Han proliferado exégesis y comentarios de texto del engendro conjunto. En mi opinión, lo más inquietante está cuando se vincula la solución del conflicto a “una propuesta política que cuente con un apoyo amplio en la sociedad catalana”.
Esa formulación afecta de lleno al debate de fondo que mantenemos desde hace años: si la “propuesta política” para el problema de Cataluña depende sólo de la voluntad de los catalanes, como defienden los nacionalistas, o de la de todos los españoles, como siempre han defendido los constitucionalistas (incluido el PSOE, hasta ayer). Una cosa es suscribir las tesis nacionalistas en una declaración periodística y otra plasmarlas en un documento oficial que se presenta con la pretensión de marcar el rumbo de la solución.
Sánchez opone a la unilateralidad de los independentistas su propia unilateralidad
Por lo demás, ese comunicado se cualifica más por las ausencias en su texto que por las presencias. En él está ausente la sociedad española, que, según parece, no tiene nada que decir en este asunto; también lo están la Constitución y el Estatuto; y no existe la Cataluña no nacionalista. Según parece, es suficiente que Sánchez se ponga de acuerdo con los independentistas para que la solución se abra paso. Además de un error, es un enorme embuste.
Un Gobierno español que se propusiera seriamente abordar el problema de Cataluña desde el marco constitucional (incluso para reformarlo), se sentaría a dialogar en primer lugar con las fuerzas políticas constitucionales del Parlamento español.
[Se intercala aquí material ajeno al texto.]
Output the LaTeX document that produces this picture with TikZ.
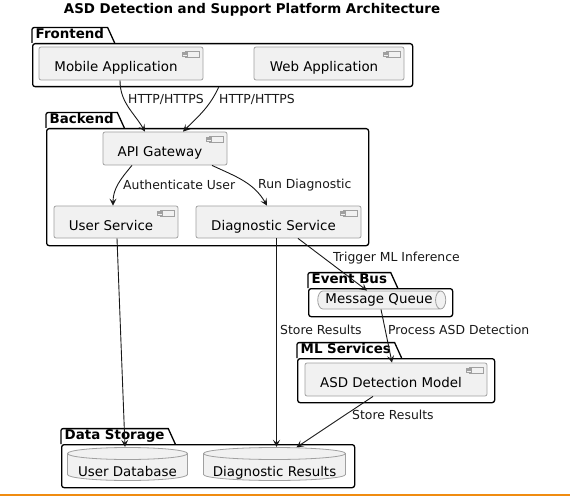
\documentclass[tikz,border=0pt]{standalone}
\usepackage{fontspec}
\setmainfont{DejaVu Sans}
\usetikzlibrary{shapes.geometric, arrows.meta, positioning, calc}
\definecolor{compfill}{HTML}{F1F1F1}
\definecolor{compline}{HTML}{A0A0A0}
\definecolor{flowline}{HTML}{181818}
\definecolor{barline}{HTML}{F08C10}

\begin{document}
\begin{tikzpicture}[x=1pt, y=1pt]
        \tikzstyle{every node}+=[inner sep=0pt]
        \tikzstyle{comp}=[draw=compline, fill=compfill, rounded corners=2pt, line width=0.8pt, font=\fontsize{13.4}{16}\selectfont, text height=16pt, text depth=0pt, execute at end node={\hspace*{10pt}}, path picture={
                \draw[compline, sharp corners, line width=0.6pt] ([xshift=-18pt, yshift=-4pt]path picture bounding box.north east) rectangle ++(14pt,-6pt);
                \draw[compline, sharp corners, line width=0.5pt, fill=compfill] ([xshift=-21pt, yshift=-5pt]path picture bounding box.north east) rectangle ++(5pt,-1.6pt);
                \draw[compline, sharp corners, line width=0.5pt, fill=compfill] ([xshift=-21pt, yshift=-7.6pt]path picture bounding box.north east) rectangle ++(5pt,-1.6pt);}]
        \tikzstyle{db}=[fill=white, font=\fontsize{13.4}{16}\selectfont, text height=24pt, text depth=0pt, path picture={
                \draw[compline, fill=compfill, line width=0.8pt] let \p1=(path picture bounding box.south west), \p2=(path picture bounding box.north east), \n1={(\x2-\x1)/2-0.5pt} in
                        (\x1+0.5pt,\y2-6.5pt) -- (\x1+0.5pt,\y1+6.5pt) arc[start angle=180, end angle=360, x radius=\n1, y radius=6pt] -- (\x2-0.5pt,\y2-6.5pt) arc[start angle=0, end angle=180, x radius=\n1, y radius=6pt] -- cycle
                        (\x1+0.5pt,\y2-6.5pt) arc[start angle=180, end angle=360, x radius=\n1, y radius=6pt];}]
        \tikzstyle{queue}=[cylinder, aspect=0.8, draw=compline, fill=compfill, line width=0.8pt, font=\fontsize{13.4}{16}\selectfont]
        \tikzstyle{pkgtab}=[anchor=south west, font=\bfseries\fontsize{13.4}{16}\selectfont, inner xsep=3.5pt, inner ysep=1.5pt, text height=9.5pt, text depth=2.5pt]
        \tikzstyle{pkgbody}=[anchor=north west, draw=black, line width=1.3pt, rounded corners=2.5pt]
        \tikzstyle{pkgline}=[draw=black, line width=1.3pt]
        \tikzstyle{lbl}=[anchor=west, font=\fontsize{12.4}{15}\selectfont, text=flowline]
        \tikzstyle{flow}=[draw=flowline, line width=0.9pt, -{Stealth[length=7pt, width=7pt, inset=3pt]}]
        \useasboundingbox (0,0) rectangle (570,-497);
        \node[font=\bfseries\fontsize{13.4}{16}\selectfont] (title) at (252,-10) {ASD Detection and Support Platform Architecture};
        \node[pkgbody, minimum width=380pt, minimum height=43pt] (frontend) at (32,-43) {};
        \node[pkgtab] (fetab) at (32,-43) {Frontend};
        \draw[pkgline] (fetab.south west) [rounded corners=2pt] -- (fetab.north west) [sharp corners] -- (fetab.north east) -- ([xshift=7pt]fetab.south east);
        \node[pkgbody, minimum width=322pt, minimum height=117pt] (backend) at (46,-128) {};
        \node[pkgtab] (betab) at (46,-128) {Backend};
        \draw[pkgline] (betab.south west) [rounded corners=2pt] -- (betab.north west) [sharp corners] -- (betab.north east) -- ([xshift=7pt]betab.south east);
        \node[pkgbody, minimum width=144pt, minimum height=28pt] (eventbus) at (308,-288) {};
        \node[pkgtab] (ebtab) at (308,-288) {Event Bus};
        \draw[pkgline] (ebtab.south west) [rounded corners=2pt] -- (ebtab.north west) [sharp corners] -- (ebtab.north east) -- ([xshift=7pt]ebtab.south east);
        \node[pkgbody, minimum width=197pt, minimum height=44pt] (mlserv) at (297,-358) {};
        \node[pkgtab] (mltab) at (297,-358) {ML Services};
        \draw[pkgline] (mltab.south west) [rounded corners=2pt] -- (mltab.north west) [sharp corners] -- (mltab.north east) -- ([xshift=7pt]mltab.south east);
        \node[pkgbody, minimum width=293pt, minimum height=43pt] (storage) at (61,-444) {};
        \node[pkgtab] (dstab) at (61,-444) {Data Storage};
        \draw[pkgline] (dstab.south west) [rounded corners=2pt] -- (dstab.north west) [sharp corners] -- (dstab.north east) -- ([xshift=7pt]dstab.south east);
        \node[comp, minimum width=164pt, minimum height=33pt] (mobile) at (121,-63.5) {Mobile Application};
        \node[comp, minimum width=150pt, minimum height=33pt] (web) at (329,-63.5) {Web Application};
        \node[comp, minimum width=124pt, minimum height=33pt] (api) at (165,-148.5) {API Gateway};
        \node[comp, minimum width=124pt, minimum height=32pt] (usersvc) at (116,-222) {User Service};
        \node[comp, minimum width=165pt, minimum height=32pt] (diagsvc) at (278.5,-222) {Diagnostic Service};
        \node[queue, minimum width=18pt, minimum height=128pt] (queue) at (379,-300) {Message Queue};
        \node[comp, minimum width=182pt, minimum height=33pt] (model) at (396,-379.5) {ASD Detection Model};
        \node[db, minimum width=121pt, minimum height=34pt] (userdb) at (127.5,-464) {User Database};
        \node[db, minimum width=143pt, minimum height=34pt] (diagres) at (274.5,-464) {Diagnostic Results};
        \draw[flow] ([xshift=-1pt]mobile.south) to[out=-90, in=120] ([xshift=-20pt]api.north);
        \draw[flow] ([xshift=-4pt]frontend.south) to[out=-115, in=45] ([xshift=18pt]api.north);
        \draw[flow] ([xshift=-33pt]api.south) to[out=-130, in=90] ([xshift=-3pt]usersvc.north);
        \draw[flow] ([xshift=47pt]api.south) to[out=-25, in=120] ([xshift=-11.5pt]diagsvc.north);
        \draw[flow] ([xshift=1pt]usersvc.south) -- ([xshift=-2.5pt]userdb.north);
        \draw[flow] ([xshift=-2pt]diagsvc.south) -- ([xshift=2pt]diagres.north);
        \draw[flow] ([xshift=19.5pt]diagsvc.south) -- ([xshift=-12pt]queue.north);
        \draw[flow] ([xshift=2pt]queue.south) -- ([xshift=-4pt]model.north);
        \draw[flow] ([xshift=-23pt]model.south) -- ([xshift=22pt, yshift=-0.5pt]diagres.north);
        \node[lbl] (httpmob) at (128,-99) {HTTP/HTTPS};
        \node[lbl] (httpweb) at (219,-99) {HTTP/HTTPS};
        \node[lbl] (auth) at (123,-185) {Authenticate User};
        \node[lbl] (rundiag) at (258,-185) {Run Diagnostic};
        \node[lbl] (trigger) at (333,-258) {Trigger ML Inference};
        \node[lbl] (storesvc) at (280,-330) {Store Results};
        \node[lbl] (process) at (388,-330) {Process ASD Detection};
        \node[lbl] (storeml) at (352,-415) {Store Results};
        \fill[barline] (0,-494.3) rectangle (570,-496.3);
\end{tikzpicture}
\end{document}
También con los partidos que defienden la Constitución y el Estatuto en Cataluña. Sólo desde una posición compartida en ese espacio podría ser efectiva una negociación con el independentismo. Lo demás es hacer piruetas.
Pero Sánchez opone a la unilateralidad de los independentistas su propia unilateralidad: pretende hacer creer que resolverá en solitario lo que tendría difícil arreglo incluso estando todos juntos. Lo que viene siendo un timo.